神話と歴史の間のエーゲ海

古代ギリシアの、神話から歴史に移るあたりの話を書きました。

イオールコス(5):アカストス

アカストスはペリアースの息子でした。彼は父の制止を振り切ってイアーソーンの冒険に参加しました。しかし、イアーソーンが自分の父親ペリアースを謀殺したために、イアーソーンとの友情は終わりました。王位に就いたアカストスはイアーソーンとメーデイアをイオールコスから追放したのでした。


その後、まだ父親の葬礼競技を挙行する前に、ペーレウスという人物(彼はのちに英雄アキレウスの父親になる人物です)がアカストスの許に庇護を求めてきました。聞けば、ペーレウスは自分の恩人をあやまって殺したためにプティエーから逃げてきたとのことでした。恩人というのはプティエーの領主エウリュティオーンのことで、ペーレウスはそれ以前に犯した殺人の穢れをエウリュティオーンに清めてもらっていたのでした。穢れを清めてもらえないと、共同体に認めてもらえず、一人で暮らしていかなければならないので、穢れを清めてもらうことは非常に重要なことでした。しかも彼はエウリュティオーンの娘アンティゴネーと結婚し、プティエーの領土も分けてもらっていたのでした。

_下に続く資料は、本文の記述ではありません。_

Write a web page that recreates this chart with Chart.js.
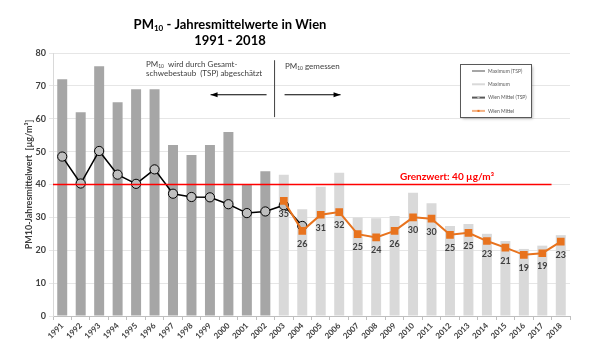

さて、カリュドーンという大きな町がありました。その頃、そこを獰猛な猪が荒らしていて、家畜や農作物、はては人間にも被害を及ぼしていました。カリュドーン王オイネウスはギリシア中から猪退治のための勇士を募集しました。プティエーの領主エウリュティオーンはこの募集の話を聞いて、ペーレウスを誘って一緒にカリュドーンにやってきました。猪自体は勇士たちによって結局退治されたのですが、その時、ペーレウスが猪に向って投げた槍がエウリュティオーンに誤って当ってしまい、悪いことにそのためにエウリュティオーンは死んでしまったのでした。自分の恩人を誤って殺してしまったため、もはやプティエーには帰れないと考えたペーレウスはイオールコスにやってきてアカストスに自分の庇護を求めたのでした。


(カリュドーンの猪)


アカストスは、彼の願いを聞いて、その殺人の穢れを清めてやりました。その後、ペーレウスはペリアースのための葬礼競技に参加しました。そこで活躍するペーレウスの姿をアカストスの妻アステュダメイアが見て、彼に恋してしまいました。そこでペーレウスをひそかに誘ったのですが、ペーレウスに拒絶されます。怒ったアステュダメイアは、ペーレウスの妻アンティゴネーに「ペーレウスはアカストスの娘ステロペーと結婚しようとしている」という偽りの知らせを送りました。その知らせを聞いたアンティゴネーは縊死してしまいます。それでも怒りがおさまらないアステュダメイアは、夫アカストスにペーレウスが自分に迫って来たとウソを言いました。怒ったアカストスは、それでも自分がその罪を清めた男を自分の手で殺すことは憚られたので、ペーレウスをペーリオン山中に置き去りにしようと考えました。そこには乱暴なケンタウロス族が住んでいるので、彼らに襲われるかもしれないと考えたからでした。


アカストスはペーレウスをペーリオン山での狩に招待しました。二人は狩の競争をしましたが、ペーレウスが圧勝しました。狩で疲れたペーレウスは山中で休んでいるうちに眠ってしまいました。するとアカストスは、彼の守り刀を抜いて牛糞の中に隠したのちに、彼を置いて帰ってしまいました。


やがて目が覚めたペーレウスは刀がないことに気付き、探し始めました。そこに半人半馬のケンタウロス族の一群がやってきて彼を囲みました。彼が身の危険を感じた時に運よくケンタウロス族のなかの賢者ケイローンがやってきて、ペーレウスを助けました。


こんな目にあったペーレウスは、のちイアーソーンと協力して兵を率い、イオールコスを攻めて破壊しました。そしてアステュダメイアを捕えて八つ裂きにしたということです。アカストスもこの時に殺されたとも言われます。このあと、イオールコスはイアーソーンが治めたともイアーソーンの息子テッサロス(彼にちなんでこの地方はテッサリアと呼ばれるようになったと言われる)が治めたとも伝えられていますが、はっきりしません。